The tryptamine-based psychedelics are widespread in plant and animal life, as a result of the tryptamine molecule’s close relationship to tryptophan, which is universally distributed in organisms. Tryptamines are alkaloids and thus relatively easy to isolate using simple chemical techniques that would have been available to the early alchemists—just look at any issue of The Entheogen Review ( now defunct but available online) or visit the Erowid library (erowid.org) to find the methods devised by their modern counterparts! Given the array of materials and manipulations used by alchemists in the past, it strikes me as plausible that a few may have stumbled onto these substances. We have no proof, of course, though there are many bizarre depictions of animals and plants in alchemical iconography. Even these are mere hints, not explicit depictions.
Alchemy was an esoteric practice, after all. Its practitioners were not interested in divulging their secrets, and often went to great lengths to obfuscate them. I am no expert on such illustration, but the closest example I have seen to an explicit visual reference to psychedelics is a remarkable woodcut in Johann Daniel Mylius’s Philosophia Reformata , a text from 1622. The four women depicted represent the four stages of the alchemical transformation process; the patterns of the folds of their dresses appear to be a taxonomically accurate representation of Psilocybe semilanceata , known as liberty caps among mushroom enthusiasts. This species is tiny, potent, and common in pastures throughout Europe and the British Isles, and there’s no reason to think it hasn’t grown there for centuries.

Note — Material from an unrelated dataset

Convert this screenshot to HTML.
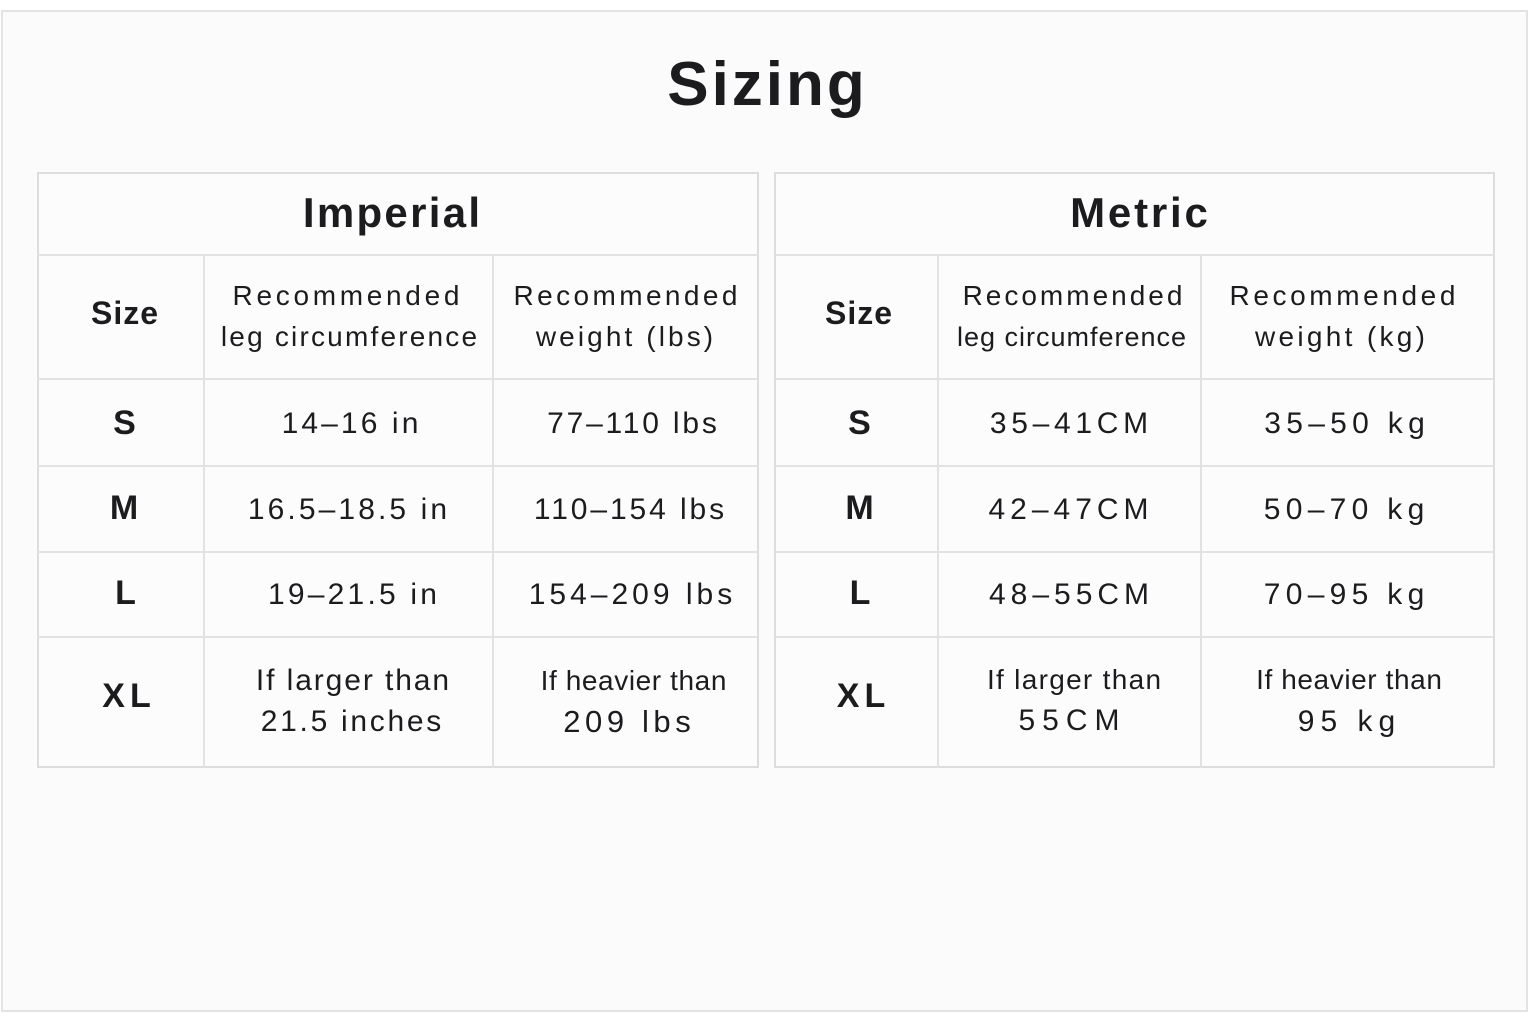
<!DOCTYPE html>
<html>
<head>
<meta charset="utf-8">
<style>
  html, body { margin:0; padding:0; }
  body { width:1536px; height:1024px; background:#ffffff; position:relative; overflow:hidden;
         font-family:"Liberation Sans", Arial, sans-serif; color:#1c1c1e; }
  .frame { position:absolute; left:1px; top:10px; width:1527px; height:1002px; box-sizing:border-box;
           border:2px solid #e3e3e6; background:#fbfbfc; }
  .tbl { position:absolute; top:172px; height:596px; box-sizing:border-box; border:2px solid #dddde0; background:#fcfcfd; }
  .h { position:absolute; height:2px; background:#e2e2e5; }
  .v { position:absolute; width:2px; background:#e2e2e5; top:255px; height:513px; }
  .t { position:absolute; width:400px; text-align:center; line-height:1; white-space:nowrap; }
  .b { font-weight:bold; }
</style>
</head>
<body>
<div class="frame"></div>

<!-- Left table -->
<div class="tbl" style="left:37px;width:722px;"></div>
<div class="h" style="left:38px;width:720px;top:254px;"></div>
<div class="h" style="left:38px;width:720px;top:378px;"></div>
<div class="h" style="left:38px;width:720px;top:465px;"></div>
<div class="h" style="left:38px;width:720px;top:551px;"></div>
<div class="h" style="left:38px;width:720px;top:636px;"></div>
<div class="v" style="left:203px;"></div>
<div class="v" style="left:492px;"></div>

<!-- Right table -->
<div class="tbl" style="left:774px;width:721px;"></div>
<div class="h" style="left:775px;width:719px;top:254px;"></div>
<div class="h" style="left:775px;width:719px;top:378px;"></div>
<div class="h" style="left:775px;width:719px;top:465px;"></div>
<div class="h" style="left:775px;width:719px;top:551px;"></div>
<div class="h" style="left:775px;width:719px;top:636px;"></div>
<div class="v" style="left:937px;"></div>
<div class="v" style="left:1200px;"></div>

<!-- Title -->
<div class="t b" style="left:567.5px;top:53.5px;font-size:62px;letter-spacing:3px;">Sizing</div>

<!-- Left texts -->
<div class="t b" style="left:192.6px;top:192.4px;font-size:42px;letter-spacing:2.3px;">Imperial</div>
<div class="t b" style="left:-75px;top:296.9px;font-size:32px;letter-spacing:1px;">Size</div>
<div class="t" style="left:147.85px;top:282.3px;font-size:28px;letter-spacing:3.7px;">Recommended</div>
<div class="t" style="left:150.1px;top:323.3px;font-size:28px;letter-spacing:2.2px;">leg circumference</div>
<div class="t" style="left:427.2px;top:282.3px;font-size:28px;letter-spacing:3.4px;">Recommended</div>
<div class="t" style="left:426.05px;top:323.3px;font-size:28px;letter-spacing:3.1px;">weight (lbs)</div>

<div class="t b" style="left:-75.5px;top:406.2px;font-size:34px;">S</div>
<div class="t" style="left:151.55px;top:408.6px;font-size:30px;letter-spacing:3.1px;">14–16 in</div>
<div class="t" style="left:433.4px;top:408.6px;font-size:30px;letter-spacing:2.8px;">77–110 lbs</div>

<div class="t b" style="left:-76px;top:491.2px;font-size:34px;">M</div>
<div class="t" style="left:149.05px;top:494.6px;font-size:30px;letter-spacing:3.1px;">16.5–18.5 in</div>
<div class="t" style="left:430.45px;top:494.6px;font-size:30px;letter-spacing:2.9px;">110–154 lbs</div>

<div class="t b" style="left:-74.5px;top:576.2px;font-size:34px;">L</div>
<div class="t" style="left:154.1px;top:579.6px;font-size:30px;letter-spacing:3.2px;">19–21.5 in</div>
<div class="t" style="left:432.5px;top:579.6px;font-size:30px;letter-spacing:4px;">154–209 lbs</div>

<div class="t b" style="left:-71px;top:679.2px;font-size:34px;letter-spacing:5px;">XL</div>
<div class="t" style="left:153.45px;top:665.6px;font-size:30px;letter-spacing:1.9px;">If larger than</div>
<div class="t" style="left:152.35px;top:706.6px;font-size:30px;letter-spacing:2.7px;">21.5 inches</div>
<div class="t" style="left:433.8px;top:667.3px;font-size:28px;letter-spacing:0.6px;">If heavier than</div>
<div class="t" style="left:429.3px;top:705.8px;font-size:31px;letter-spacing:4.6px;">209 lbs</div>

<!-- Right texts -->
<div class="t b" style="left:940.4px;top:192.4px;font-size:42px;letter-spacing:2.8px;">Metric</div>
<div class="t b" style="left:659px;top:296.9px;font-size:32px;letter-spacing:1px;">Size</div>
<div class="t" style="left:874px;top:282.3px;font-size:28px;letter-spacing:3px;">Recommended</div>
<div class="t" style="left:872px;top:324.1px;font-size:27px;letter-spacing:1px;">leg circumference</div>
<div class="t" style="left:1144.3px;top:282.3px;font-size:28px;letter-spacing:3.6px;">Recommended</div>
<div class="t" style="left:1141.65px;top:323.3px;font-size:28px;letter-spacing:3.3px;">weight (kg)</div>

<div class="t b" style="left:659.5px;top:406.2px;font-size:34px;">S</div>
<div class="t" style="left:871.35px;top:408.6px;font-size:30px;letter-spacing:4.7px;">35–41CM</div>
<div class="t" style="left:1147.15px;top:408.6px;font-size:30px;letter-spacing:5.3px;">35–50 kg</div>

<div class="t b" style="left:659.5px;top:491.2px;font-size:34px;">M</div>
<div class="t" style="left:871px;top:494.6px;font-size:30px;letter-spacing:5px;">42–47CM</div>
<div class="t" style="left:1146.65px;top:494.6px;font-size:30px;letter-spacing:5.3px;">50–70 kg</div>

<div class="t b" style="left:660px;top:576.2px;font-size:34px;">L</div>
<div class="t" style="left:871.5px;top:579.6px;font-size:30px;letter-spacing:5px;">48–55CM</div>
<div class="t" style="left:1146.65px;top:579.6px;font-size:30px;letter-spacing:5.3px;">70–95 kg</div>

<div class="t b" style="left:663.5px;top:679.2px;font-size:34px;letter-spacing:5px;">XL</div>
<div class="t" style="left:874.65px;top:666.3px;font-size:28px;letter-spacing:1.3px;">If larger than</div>
<div class="t" style="left:872.5px;top:705.6px;font-size:30px;letter-spacing:7px;">55CM</div>
<div class="t" style="left:1149.3px;top:666.3px;font-size:28px;letter-spacing:0.6px;">If heavier than</div>
<div class="t" style="left:1149.5px;top:706.6px;font-size:30px;letter-spacing:6px;">95 kg</div>
</body>
</html>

Perhaps some people understood the mushroom’s properties and used such imagery as a way of alluding to their secret knowledge. (One of my students astutely noted that the women’s headdresses might represent the seed capsules of the opium poppy, another possibility.) Granted, one must be aware of the tendency to see what one wants to see in ancient iconography—a tendency that appears to be particularly strong among those with a special interest in mushrooms, as the author Andy Letcher points out in Shroom: A Cultural History of the Magic Mushroom . Nevertheless, the resemblance is remarkable, and readers may draw their own conclusions.

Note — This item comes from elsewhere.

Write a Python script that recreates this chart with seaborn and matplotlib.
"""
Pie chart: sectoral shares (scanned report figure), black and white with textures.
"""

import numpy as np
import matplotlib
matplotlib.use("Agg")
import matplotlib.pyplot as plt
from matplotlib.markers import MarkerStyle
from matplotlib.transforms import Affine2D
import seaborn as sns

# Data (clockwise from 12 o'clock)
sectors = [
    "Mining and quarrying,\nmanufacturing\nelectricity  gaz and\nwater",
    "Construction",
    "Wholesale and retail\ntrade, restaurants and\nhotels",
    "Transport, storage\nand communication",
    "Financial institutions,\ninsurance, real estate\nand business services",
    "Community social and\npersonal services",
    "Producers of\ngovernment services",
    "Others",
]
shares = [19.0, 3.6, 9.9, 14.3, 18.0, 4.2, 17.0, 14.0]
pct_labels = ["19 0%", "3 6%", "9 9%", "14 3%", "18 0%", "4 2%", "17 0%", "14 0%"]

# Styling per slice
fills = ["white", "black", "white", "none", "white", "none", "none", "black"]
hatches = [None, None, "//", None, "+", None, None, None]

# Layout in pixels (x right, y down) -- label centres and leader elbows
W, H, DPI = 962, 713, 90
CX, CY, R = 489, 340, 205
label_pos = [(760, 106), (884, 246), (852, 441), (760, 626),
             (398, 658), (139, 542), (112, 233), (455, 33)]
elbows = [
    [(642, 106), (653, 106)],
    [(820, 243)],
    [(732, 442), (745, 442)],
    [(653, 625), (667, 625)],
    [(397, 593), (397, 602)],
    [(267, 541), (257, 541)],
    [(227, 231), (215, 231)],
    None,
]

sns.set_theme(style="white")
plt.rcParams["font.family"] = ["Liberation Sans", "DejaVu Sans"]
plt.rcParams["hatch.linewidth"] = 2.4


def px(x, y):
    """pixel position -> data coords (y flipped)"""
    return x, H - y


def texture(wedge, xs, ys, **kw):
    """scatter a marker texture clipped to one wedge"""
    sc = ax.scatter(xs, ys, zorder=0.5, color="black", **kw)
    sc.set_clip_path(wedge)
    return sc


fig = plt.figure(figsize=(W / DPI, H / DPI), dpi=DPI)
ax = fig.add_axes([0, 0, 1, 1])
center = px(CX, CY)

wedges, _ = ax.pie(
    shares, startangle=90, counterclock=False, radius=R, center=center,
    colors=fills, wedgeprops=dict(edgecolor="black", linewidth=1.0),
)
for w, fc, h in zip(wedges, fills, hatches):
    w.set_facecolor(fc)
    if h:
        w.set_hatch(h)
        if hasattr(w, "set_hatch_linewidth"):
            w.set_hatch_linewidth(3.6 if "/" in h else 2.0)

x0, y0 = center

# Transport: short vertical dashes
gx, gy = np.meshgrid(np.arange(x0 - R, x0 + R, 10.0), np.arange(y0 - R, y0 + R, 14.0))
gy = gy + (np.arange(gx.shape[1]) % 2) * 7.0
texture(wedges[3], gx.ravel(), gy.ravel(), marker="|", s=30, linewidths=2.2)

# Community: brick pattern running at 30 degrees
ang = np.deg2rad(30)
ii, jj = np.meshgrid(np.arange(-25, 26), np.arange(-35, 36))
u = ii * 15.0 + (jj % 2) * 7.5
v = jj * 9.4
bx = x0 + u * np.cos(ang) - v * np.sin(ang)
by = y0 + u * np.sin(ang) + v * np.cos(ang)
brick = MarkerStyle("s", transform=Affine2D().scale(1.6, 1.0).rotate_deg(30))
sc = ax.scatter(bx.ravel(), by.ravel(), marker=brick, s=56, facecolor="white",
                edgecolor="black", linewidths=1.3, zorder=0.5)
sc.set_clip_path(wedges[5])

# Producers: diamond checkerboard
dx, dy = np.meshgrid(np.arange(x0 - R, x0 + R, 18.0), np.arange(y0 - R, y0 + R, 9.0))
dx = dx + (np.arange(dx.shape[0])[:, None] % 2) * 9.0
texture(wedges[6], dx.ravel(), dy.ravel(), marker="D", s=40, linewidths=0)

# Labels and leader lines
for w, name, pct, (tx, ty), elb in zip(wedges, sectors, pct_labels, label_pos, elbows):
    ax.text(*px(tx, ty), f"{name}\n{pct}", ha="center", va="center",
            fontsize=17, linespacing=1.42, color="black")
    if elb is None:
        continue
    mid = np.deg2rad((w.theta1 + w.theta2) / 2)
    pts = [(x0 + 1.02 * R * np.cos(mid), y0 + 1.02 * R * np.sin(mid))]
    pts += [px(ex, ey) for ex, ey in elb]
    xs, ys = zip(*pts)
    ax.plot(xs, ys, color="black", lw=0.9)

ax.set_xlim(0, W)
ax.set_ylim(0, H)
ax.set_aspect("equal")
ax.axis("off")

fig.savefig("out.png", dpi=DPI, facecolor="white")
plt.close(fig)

Before leaving Jung, it’s worth noting that he considered his work to be scientific. He made a point of insisting that his theories were objectively drawn, based on scientific observation. Indeed, Jungian psychology began as an effort to provide an interpretative structure for what he and others had learned by observing themselves as well as their patients. As he argued, the West devalues inner experience; only what is external, material, and outside the self can qualify as real. But in Eastern thought the opposite is true. The real world in Hinduism, for example, is the inner world; the external world, the material world, is maya , illusion. To illustrate the reality of the universe within, Jung noted how often our actions in the external world stem from interior motivations and ideas. This is an important point, particularly when interpreting inner states, including psychedelic states, which are easily dismissed as not real. Jung would vehemently disagree with such appraisals. As he pointed out, inner experiences are often more profound and significant than external events, in terms of their influence on human activities and institutions.